L'armée n'a pas encore ouvertement pris parti dans la querelle, mais, fin mai, 7 commandants de districts militaires sont changés. Ce qui n'empêche pas la technologie de progresser : dans l'année 2 essais nucléaires et 3 nouveaux satellites. Depuis 1970, il y a eu 5 satellites, et, depuis 1964, 18 essais nucléaires. On attribue à la Chine 50 missiles de portée 1 500 km et des fusées de portée 3 800 km utilisables contre l'URSS. En 1980, seulement, elle disposerait de missiles de portée 9 000 km dirigés aussi contre les États-Unis.

Dans le même temps, le Ve Plan quinquennal est lancé par d'énormes congrès sur l'agriculture, l'industrie charbonnière, etc. La production annuelle de céréales atteint presque 300 millions de t, l'extraction de charbon 500 millions, le pétrole 100 millions de t de brut. Soit 10 fois plus qu'il y a dix ans.

Et, dans dix ans, ces 100 millions de t doivent être encore multipliés par 4 ou 5, la Chine populaire devenant l'un des plus grands producteurs et exportateurs de pétrole du monde. Ainsi progresse l'économie malgré les troubles qui l'ont menacée ici et là ; on connaît seulement en juillet 1975 les émeutes de Hangchow, où il a fallu envoyer plus de 6 000 soldats dans une dizaine d'usines pour rétablir l'ordre. Une demi-douzaine d'autres provinces (on l'apprendra plusieurs mois après) ont également été secouées par les violences d'ouvriers qui réclament de meilleures conditions de vie.

Idéologie

C'est une illustration du vaste débat entre les deux lignes. D'un côté, les idéologues révolutionnaires qui chambrent Mao, s'abritent derrière sa caution et profitent du 10e anniversaire de la Révolution culturelle pour la relancer, avec l'aide des grands moyens d'information (le Quotidien du peuple, Agence Chine nouvelle, radio) ralliés à leur camp. De l'autre, les réalistes, baptisés par leurs adversaires droitistes engagés dans la voie capitaliste, coupables d'économisme. Ceux-là voudraient appliquer le rapport-testament lu par Chou En-lai lui-même, devant le nouveau Congrès du peuple en janvier 1975 : faire de la Chine, avant la fin du siècle, une grande puissance économique mondiale. À leur tête, le successeur que Chou s'est choisi pour son réalisme, justement, et son efficacité : Teng Hsiao-ping, à qui les dazibao (affiches manuscrites) rappelleront cent fois avant sa chute qu'il a dit : « Blanc ou noir, un bon chat est celui qui attrape les souris » ou encore : « Peu importe qu'on escalade une montagne par la face sud ou la face nord, l'important est qu'on atteigne le sommet. »

À rapprocher d'une autre cible des révolutionnaires, le ministre de l'Éducation Chou Jung-hsin, mort, sans doute en mai, après avoir disparu au soir des obsèques de Chou En-lai.
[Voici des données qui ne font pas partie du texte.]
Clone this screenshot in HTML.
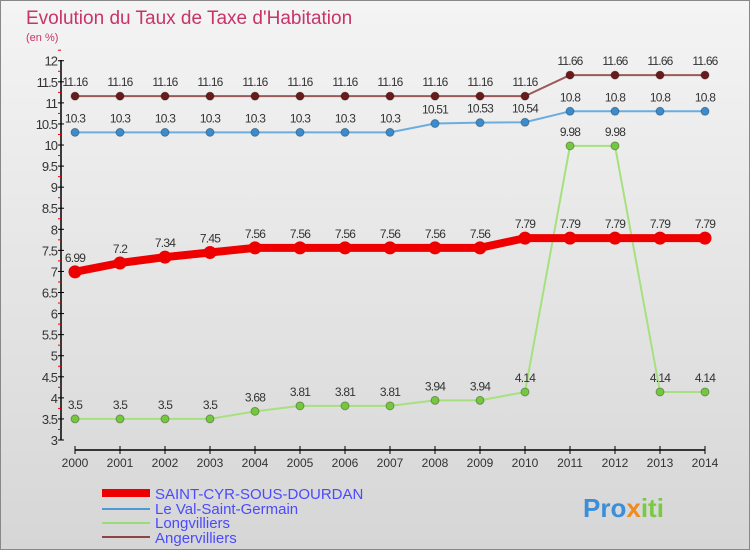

On lui reprochait de tenter « d'adapter le système d'éducation aux besoins de l'économie », car « les étudiants qui sortent actuellement des universités ne savent même pas écrire ». Alors, Teng croit s'en tirer en préconisant de « prendre les 3 directives comme axe » (sous-entendu, les 3 directives du président Mao) :
– Étudier la dictature du prolétariat, combattre et prévenir le révisionnisme ;
– Encourager stabilité et unité ;
– Faire décoller l'économie nationale.

En fait, par un habile amalgame, il cite la première pour insister sur les deux autres. À quoi Mao lui-même répond le 24 février en publiant cette apostrophe dans le Quotidien du peuple : « Qu'est-ce que c'est que cette invention : prendre les 3 directives comme axe ! » Et il insiste sur la première seule. Deux jours plus tard, pour la première fois, apparaît en clair sur les affiches manuscrites le nom de Teng « malin aussi sournois qu'un renard ». Pas plus malin peut-être, après tout, que son successeur Hua Kuo-feng, moins idéologue que technicien de l'économie et de l'administration.

Coexistence

Sur le terrain diplomatique, la Chine continue à accuser l'Union soviétique des pires intentions belliqueuses auprès des responsables des 102 pays (2 fois plus qu'en 1971) qui ont noué des relations diplomatiques avec Pékin.